Translate

16 Mayıs 2013 Perşembe

Medyanın Yanılgısı

İnsan beyni öyle bir haldeki herşeyi herkesi kusursuzlaştırıyoruz. O da yetmezmiş gibi herşeyi de beyin de büyütüp içinden çıkılmayacak hal almayı sağlıyoruz. Küçük bir problemi büyütüp önümüze problem olarak koymakta üstümüze yok. Küçük tepeleri gözümüzde Everest Tepesi şekline bürüyüp burada mutsuzluğumuzu yaşıyoruz.Kimse bilmiyor ki tüm cevaplar kendi içimizde. Herkesin sanırım bir Leyla'ya bir Mecnun'a ihtiyacı var ki kalp yüzünden acı çekiyoruz.
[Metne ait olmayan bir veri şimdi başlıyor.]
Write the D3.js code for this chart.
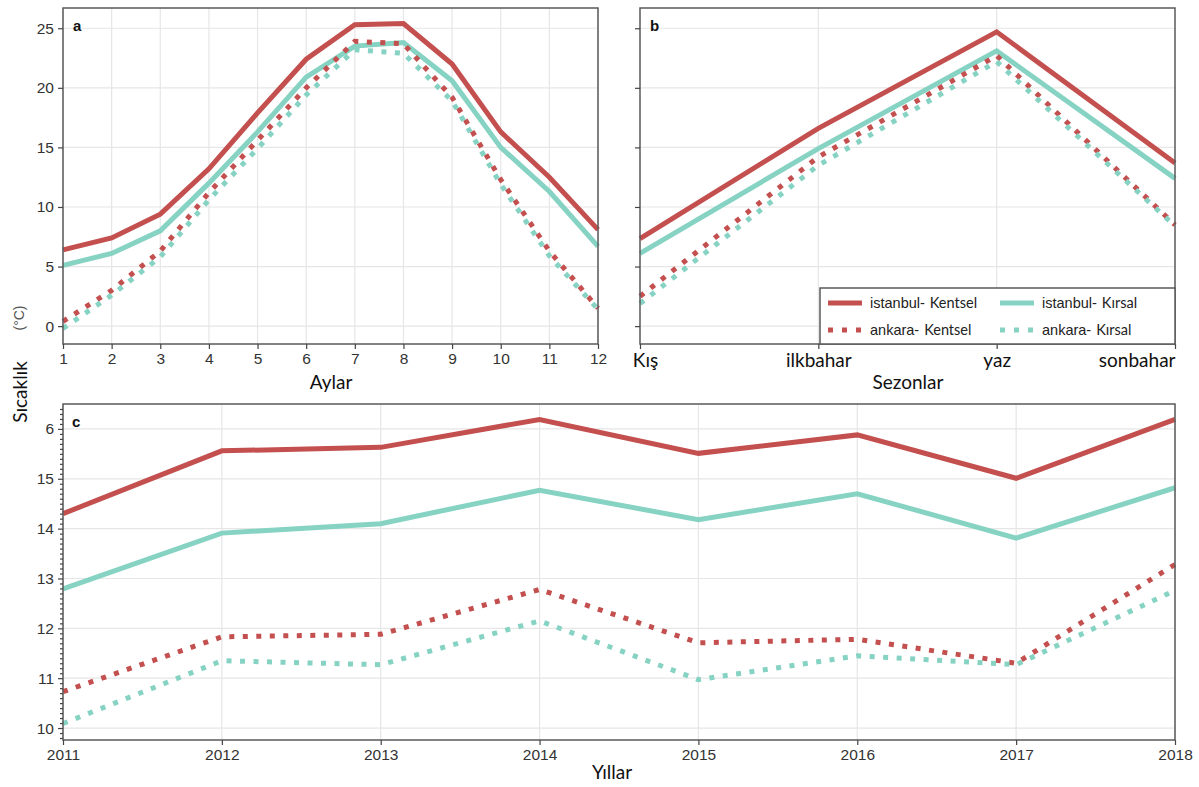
<!DOCTYPE html>
<html><head><meta charset="utf-8">
<script src="https://cdn.jsdelivr.net/npm/d3@7"></script>
<style>
html,body{margin:0;padding:0;background:#fff;}
svg{display:block;}
.ttl{font-family:Lato,"Open Sans",sans-serif;font-size:19px;fill:#111;}
</style></head>
<body>
<svg id="c" width="1199" height="787"></svg>
<script>
// ---- data ----
const months = [1,2,3,4,5,6,7,8,9,10,11,12];
const istKentselMonthly = [6.4,7.4,9.4,13.2,17.9,22.4,25.3,25.4,22.0,16.3,12.5,8.1];
const istKirsalMonthly  = [5.1,6.1,8.0,12.0,16.3,20.9,23.5,23.8,20.6,15.0,11.3,6.7];
const ankKentselMonthly = [0.4,3.0,6.3,11.2,15.6,20.0,23.9,23.7,19.2,12.3,6.3,1.5];
const ankKirsalMonthly  = [-0.2,2.6,5.8,10.6,14.9,19.4,23.2,22.9,18.9,11.9,5.9,1.4];

const seasons = ["Kış","ilkbahar","yaz","sonbahar"];
const istKentselSeason = [7.35,16.6,24.7,13.7];
const istKirsalSeason  = [6.1,14.9,23.1,12.4];
const ankKentselSeason = [2.5,14.2,22.7,8.5];
const ankKirsalSeason  = [1.9,13.5,22.2,8.4];

const years = [2011,2012,2013,2014,2015,2016,2017,2018];
const istKentselYear = [14.3,15.56,15.63,16.19,15.51,15.88,15.01,16.19];
const istKirsalYear  = [12.79,13.91,14.1,14.77,14.18,14.7,13.81,14.82];
const ankKentselYear = [10.73,11.83,11.88,12.78,11.71,11.78,11.3,13.28];
const ankKirsalYear  = [10.09,11.35,11.27,12.15,10.97,11.45,11.27,12.76];

const yTicksAB = [0,5,10,15,20,25];
const yTickValuesC = [10,11,12,13,14,15,16];
const yTickLabelsC = ["10","11","12","13","14","15","6"];

const legendNames = [["istanbul-","Kentsel"],["istanbul-","Kırsal"],["ankara-","Kentsel"],["ankara-","Kırsal"]];

// ---- styles ----
const RED = "#c44f4f", TEAL = "#86d3c3";
const seriesStyle = [
  {color:RED, dash:null},
  {color:TEAL, dash:null},
  {color:RED, dash:"5 8.5"},
  {color:TEAL, dash:"5 8.5"}
];
const svg = d3.select("#c");

function frame(g, x0, y0, x1, y1) {
  g.append("rect").attr("x",x0).attr("y",y0).attr("width",x1-x0).attr("height",y1-y0)
   .attr("fill","none").attr("stroke","#5a5a5a").attr("stroke-width",1.5);
}
function gridH(g, y, vals, x0, x1){
  g.selectAll(null).data(vals).join("line")
   .attr("x1",x0).attr("x2",x1).attr("y1",d=>y(d)).attr("y2",d=>y(d))
   .attr("stroke","#e6e6e6").attr("stroke-width",1.2);
}
function gridV(g, xpos, vals, y0, y1){
  g.selectAll(null).data(vals).join("line")
   .attr("x1",d=>xpos(d)).attr("x2",d=>xpos(d)).attr("y1",y0).attr("y2",y1)
   .attr("stroke","#e6e6e6").attr("stroke-width",1.2);
}
function drawSeries(g, xs, xpos, y, list){
  list.forEach((vals,i)=>{
    const st = seriesStyle[i];
    const line = d3.line().x((d,j)=>xpos(xs[j])).y(d=>y(d));
    g.append("path").datum(vals).attr("d",line)
     .attr("fill","none").attr("stroke",st.color).attr("stroke-width",5)
     .attr("stroke-linejoin","miter").attr("stroke-linecap","butt")
     .attr("stroke-dasharray",st.dash);
  });
}
function styleAxis(ax){
  ax.select(".domain").remove();
  ax.attr("font-family",null).attr("font-size",null);
  ax.selectAll(".tick line").attr("stroke","#444").attr("stroke-width",1.2);
  ax.selectAll(".tick text").style("font-family","'Liberation Sans', Arial, sans-serif")
    .style("font-size","15.5px").style("fill","#333");
}

// ===== Panel a =====
{
  const L=63,R=598,T=8,B=344;
  const x = d3.scaleLinear().domain([1,12]).range([L,R]);
  const y = d3.scaleLinear().domain([-1.5,26.7]).range([B,T]);
  const g = svg.append("g");
  gridH(g,y,yTicksAB,L,R);
  gridV(g,x,months,T,B);
  drawSeries(g,months,x,y,[istKentselMonthly,istKirsalMonthly,ankKentselMonthly,ankKirsalMonthly]);
  frame(g,L,T,R,B);
  const ya = g.append("g").attr("transform",`translate(${L},0)`)
    .call(d3.axisLeft(y).tickValues(yTicksAB).tickSize(5).tickPadding(4));
  styleAxis(ya);
  const xa = g.append("g").attr("transform",`translate(0,${B})`)
    .call(d3.axisBottom(x).tickValues(months).tickFormat(d3.format("d")).tickSize(5).tickPadding(4));
  styleAxis(xa);
  g.append("text").attr("x",73).attr("y",31).text("a")
   .attr("font-family","Liberation Sans,Arial").attr("font-weight","bold").attr("font-size",15).attr("fill","#111");
  g.append("text").attr("class","ttl").attr("x",331).attr("y",389).attr("text-anchor","middle").text("Aylar");
}

// ===== Panel b =====
{
  const L=640,R=1175,T=8,B=344;
  const x = d3.scalePoint().domain(seasons).range([L,R]).padding(0);
  const y = d3.scaleLinear().domain([-1.5,26.7]).range([B,T]);
  const g = svg.append("g");
  gridH(g,y,yTicksAB,L,R);
  gridV(g,x,seasons.slice(1,3),T,B);
  drawSeries(g,seasons,x,y,[istKentselSeason,istKirsalSeason,ankKentselSeason,ankKirsalSeason]);
  frame(g,L,T,R,B);
  const ya = g.append("g").attr("transform",`translate(${L},0)`)
    .call(d3.axisLeft(y).tickValues(yTicksAB).tickSize(5).tickFormat(""));
  styleAxis(ya);
  const xa = g.append("g").attr("transform",`translate(0,${B})`)
    .call(d3.axisBottom(x).tickSize(5).tickPadding(4));
  styleAxis(xa);
  xa.selectAll(".tick text")
    .style("font-family","Lato, 'Open Sans', sans-serif").style("font-size","19px").style("fill","#111")
    .attr("dy",null).attr("y",23)
    .attr("text-anchor",(d,i)=> i===3 ? "end" : "middle")
    .attr("dx",(d,i)=> i===0 ? 5 : 0);
  g.append("text").attr("x",650).attr("y",31).text("b")
   .attr("font-family","Liberation Sans,Arial").attr("font-weight","bold").attr("font-size",15).attr("fill","#111");
  g.append("text").attr("class","ttl").attr("x",908).attr("y",389).attr("text-anchor","middle").text("Sezonlar");

  // legend
  const lg = g.append("g");
  lg.append("rect").attr("x",820).attr("y",288).attr("width",R-820).attr("height",B-288)
    .attr("fill","#fff").attr("stroke","#5a5a5a").attr("stroke-width",1.5);
  const pos = [[828,303],[1000,303],[828,330],[1000,330]];
  legendNames.forEach((nm,i)=>{
    const [lx,ly]=pos[i]; const st=seriesStyle[i];
    lg.append("line").attr("x1",lx).attr("x2",lx+34).attr("y1",ly).attr("y2",ly)
      .attr("stroke",st.color).attr("stroke-width",5).attr("stroke-dasharray",st.dash ? "5 9":null);
    const t = lg.append("text").attr("x",lx+42).attr("y",ly+5).attr("fill","#222");
    t.append("tspan").attr("font-family","Liberation Sans,Arial").attr("font-size",14.5).text(nm[0]);
    t.append("tspan").attr("font-family","Lato,Open Sans,sans-serif").attr("font-size",14.5).attr("dx",5).text(nm[1]);
  });
}

// ===== Panel c =====
{
  const L=63,R=1175,T=404,B=740;
  const x = d3.scaleLinear().domain([2011,2018]).range([L,R]);
  const y = d3.scaleLinear().domain([9.76,16.5]).range([B,T]);
  const g = svg.append("g");
  gridH(g,y,yTickValuesC,L,R);
  gridV(g,x,years,T,B);
  drawSeries(g,years,x,y,[istKentselYear,istKirsalYear,ankKentselYear,ankKirsalYear]);
  frame(g,L,T,R,B);
  const minor = d3.range(98,165).map(v=>v/10).filter(v=>Math.abs(v-Math.round(v))>0.01);
  const ym = g.append("g").attr("transform",`translate(${L},0)`)
    .call(d3.axisLeft(y).tickValues(minor).tickSize(3).tickFormat(""));
  styleAxis(ym);
  const ya = g.append("g").attr("transform",`translate(${L},0)`)
    .call(d3.axisLeft(y).tickValues(yTickValuesC).tickSize(5).tickPadding(4)
      .tickFormat((d,i)=>yTickLabelsC[i]));
  styleAxis(ya);
  const xa = g.append("g").attr("transform",`translate(0,${B})`)
    .call(d3.axisBottom(x).tickValues(years).tickFormat(d3.format("d")).tickSize(5).tickPadding(4));
  styleAxis(xa);
  g.append("text").attr("x",72).attr("y",427).text("c")
   .attr("font-family","Liberation Sans,Arial").attr("font-weight","bold").attr("font-size",15).attr("fill","#111");
  g.append("text").attr("class","ttl").attr("x",612).attr("y",779).attr("text-anchor","middle").text("Yıllar");
}

// y-axis title
svg.append("text").attr("class","ttl").attr("transform","translate(27,392) rotate(-90)")
  .attr("text-anchor","middle").text("Sıcaklık");
svg.append("text").attr("transform","translate(24,318) rotate(-90)")
  .attr("text-anchor","middle").attr("font-family","Liberation Sans,Arial").attr("font-size",14)
  .attr("fill","#555").text("(°C)");
</script>
</body></html>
Tüm bu olaylar ancak filmlerde olur, unutuyoruz. Başrol sensin herzaman, gerisi yardımcı oyuncu ama rolümüzü hakkıyla yerine getirmeyip elimizde olsa baş rolü başkasına vermek için can atıyrouz.
İnsan kendi kıymetini bilmiyor, çok yazık! Leyla'yla Mecnun bir destandır, böyle aşklar 1000 yılda 1 çıkar ya da Kerem'le Aslı. Tabi bizim medya da halk bu tür dramatik şeyleri çok seviyor diye dizilerini, filmlerini bu kesitlerden çıkarıp ekmek parasını buralardan elde etmeye çalışıyor. Ne kadar saçma! Mesela doğru düzgün bilim insanlarının yaşamını çeken bir medyamız yok. Tabi halkın kanına da böyle giriliyor. Halk sürekli aşkla ilgili, onun acısıyla ilgili şeyler görüp duyduğu için bazen karşısındaki insan yüzünden çok hayal kırıklığına uğrayabiliyor. Oysa çek bir Tesla filmi, koy halkın karşısına. Bak gör seneye en çok elektronik mühendisliği ilgi görecek geleceğin mühendisliği arasında. Mesela şimdiye kadar kaç kişi 'Tanrıyı oynayanlar' filmini izledi? Ben bu filmi izlediğimde çok etkilendim ve tekrar tekrar da izledim hatta. Kalp gibi görevi kan pompalamak olan bir organı nasıl olur da aşktan sorumlu tutarız anlamıyorum. O değil de aslında aşk da ilk beyinde başlar fakat sorumluluğunu kalbe yükleriz. Sebepsiz yere yorarız kendimizi. Biz buraya dramatik şeyler yaşamaya gelmedik, biz buraya insanlara, canlılara faydalı olmaya, hayatın anlamını öğrenmeye geldik ama kaç kişi bunları düşünmekte? Ben dahil kaç kişi o gün kendini sorgulamakta?
Birçok şeyin cevabı kendi içimizde saklı olmasına rağmen biz bizi bilmedik. Biz acı çekmeyi bildik, daha doğrusu bunu da çok kıymetli sanıp olmayan davamızda bir dava adamı rolü üstlendik. Sanırım insan kendi kıymetini bilmeyince başkasının onun kıymetini bilmesini istiyor ama insan yine yanılıyor. İnsan bu, hep yanılıyor.